The Supreme Court on Thursday unanimously threw out Mexico’s multibillion-dollar lawsuit against the American gun industry that sought to usher in major changes to firearm sales by holding companies liable for cartel violence.
Justice Elena Kagan, writing for the majority, said the lawsuit is barred by the Protection of Lawful Commerce in Arms Act (PLCAA), a 2005 federal law that has provided firearms manufacturers broad legal immunity and come under criticism under from gun control advocates.
Mexico claimed its lawsuit fell under an exception to the PLCAA that still permits lawsuits when a company “knowingly violated” firearms laws and the violation proximately harmed the person suing.
“But that exception, if Mexico’s suit fell within it, would swallow most of the rule,” Kagan wrote. “We doubt Congress intended to draft such a capacious way out of PLCAA, and in fact it did not.”
Mexico sued seven firearms manufacturers and one wholesaler in 2021, including Smith & Wesson and Glock, alleging they aided and abetted violence south of the border by not doing more to stop their guns from falling into Mexican cartels’ hands. Most of the companies had since been dismissed from the lawsuit on other grounds, but two remained.
The country sought $10 billion damages and a court injunction that would mandate various restrictions on how the companies could market and distribute guns.
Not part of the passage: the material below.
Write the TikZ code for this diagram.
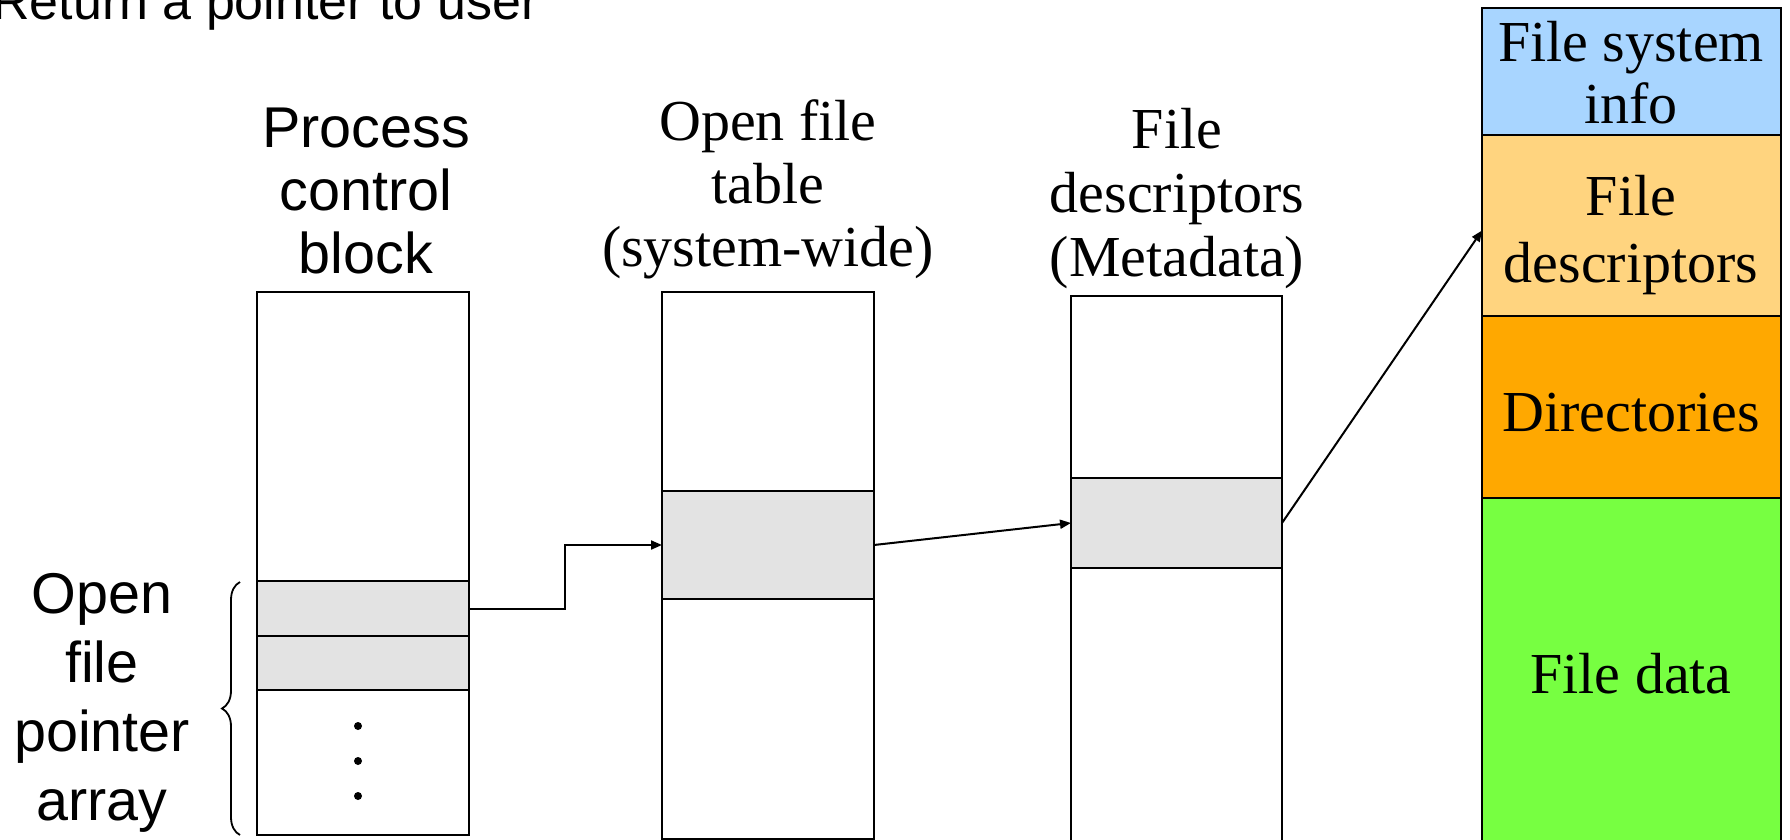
\documentclass[tikz,border=0pt]{standalone}
\usepackage{fontspec}
\setmainfont{Liberation Serif}
\setsansfont{Liberation Sans}
\usetikzlibrary{arrows.meta,decorations.pathreplacing}
\definecolor{rowgray}{HTML}{E3E3E3}
\definecolor{fsblue}{HTML}{A8D5FF}
\definecolor{fdorange}{HTML}{FFD47F}
\definecolor{dirorange}{HTML}{FFA800}
\definecolor{datagreen}{HTML}{77FF41}
\newcommand{\mlines}[3][57.5]{\fontsize{#1}{#2}\selectfont\setlength{\tabcolsep}{0pt}\begin{tabular}[t]{c}#3\end{tabular}}
\begin{document}
\begin{tikzpicture}[x=1pt,y=-1pt,
  box/.style={draw, line width=2.2pt, rectangle, inner sep=0pt, outer sep=0pt, anchor=north west},
  rowbox/.style={box, fill=rowgray},
  colbox/.style={box, line width=2pt},
  dotnode/.style={circle, fill=black, inner sep=0pt, minimum size=8pt},
  link/.style={line width=2pt, -{Triangle[length=11pt,width=9pt]}},
  sanslbl/.style={font=\sffamily, anchor=base, inner sep=0pt},
  seriflbl/.style={font=\rmfamily, anchor=base, inner sep=0pt}]
\clip (0,0) rectangle (1790,840);
\fill[white] (0,0) rectangle (1790,840);

% title (cut at top, as in the reference)
\node[font=\sffamily\fontsize{52}{60}\selectfont, anchor=base west, inner sep=0pt] (ret) at (-8,20) {Return a pointer to user};

% Process control block
\node[box, minimum width=212pt, minimum height=543pt] (pcb) at (257,292) {};
\node[rowbox, minimum width=212pt, minimum height=55pt] (pcbA) at (257,581) {};
\node[rowbox, minimum width=212pt, minimum height=54pt] (pcbB) at (257,636) {};
\node[dotnode] (dot1) at (358,726) {};
\node[dotnode] (dot2) at (358,761) {};
\node[dotnode] (dot3) at (358,796) {};
\node[sanslbl] (pcblbl) at (366,147) {\mlines{63}{Process\\control\\block}};

% brace and its label
\coordinate (braceBot) at (240,835);
\coordinate (braceTop) at (240,582);
\draw[line width=1.8pt, decorate, decoration={brace, amplitude=18pt}] (braceBot) -- (braceTop);
\node[sanslbl] (arrlbl) at (102,613) {\mlines{69}{Open\\file\\pointer\\array}};

% Open file table
\node[box, minimum width=212pt, minimum height=547pt] (otf) at (662,292) {};
\node[rowbox, minimum width=212pt, minimum height=108pt] (otfrow) at (662,491) {};
\node[seriflbl] (otflbl) at (768,140) {\mlines[58]{63}{Open file\\table\\(system-wide)}};

% File descriptors
\node[box, minimum width=211pt, minimum height=545pt] (fd) at (1071,296) {};
\node[rowbox, minimum width=211pt, minimum height=90pt] (fdrow) at (1071,478) {};
\node[seriflbl] (fdlbl) at (1177,148) {\mlines[58]{64}{File\\descriptors\\(Metadata)}};

% disk layout column
\node[colbox, fill=fsblue, minimum width=299pt, minimum height=127pt] (fsinfo) at (1482,8) {};
\node[colbox, fill=fdorange, minimum width=299pt, minimum height=181pt] (fsfd) at (1482,135) {};
\node[colbox, fill=dirorange, minimum width=299pt, minimum height=182pt] (dirs) at (1482,316) {};
\node[colbox, fill=datagreen, minimum width=299pt, minimum height=400pt] (fdata) at (1482,498) {};
\node[seriflbl] (fsinfolbl) at (1631,62) {\mlines[58]{62}{File system\\info}};
\node[seriflbl] (fsfdlbl) at (1631,215) {\mlines[58]{67}{File\\descriptors}};
\node[seriflbl] (dirslbl) at (1631,431) {\mlines[58]{60}{Directories}};
\node[seriflbl] (fdatalbl) at (1631,693) {\mlines[58]{60}{File data}};

% connectors
\coordinate (bend1) at (565,577);
\draw[link] (pcbA.east) -| (bend1) |- (otfrow.west);
\draw[link] (otfrow.east) -- (fdrow.west);
\draw[link] (fdrow.east) -- ([yshift=-5pt]fsfd.west);
\end{tikzpicture}
\end{document}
The Supreme Court took up the companies’ appeal after a lower court allowed the lawsuit to proceed.
Noel Francisco, a former solicitor general and current partner at Jones Day who argued the case on behalf of the gun industry, said the ruling vindicates the PLCAA’s core purpose is to protect the industry from criminal misuse of its products.
“As the Supreme Court recognized, the lawsuit filed by the government of Mexico is clearly an attempt to do just that and is just as clearly barred under PLCAA,” Francisco said in a statement.
“The narrow exceptions that sometimes apply to PLCAA are not relevant here. Our client makes a legal, constitutionally protected product that millions of Americans buy and use, and we are gratified that the Supreme Court agreed that we are not legally responsible for criminals misusing that product to hurt people, much less smuggling it to Mexico to be used by drug cartels,” he added.
The firearms industry was backed by gun rights groups including the National Rifle Association and the Firearms Policy Coalition, Speaker Mike Johnson (R-La.) and his leadership team, more than three dozen other Republican lawmakers, 26 Republican state attorneys general and the U.S. Chamber of Commerce.
Mexico was backed by gun control groups including Everytown and March for our Lives Action Fund, roughly 40 Democratic lawmakers and Democratic state attorneys general from 16 states and Washington, D.C.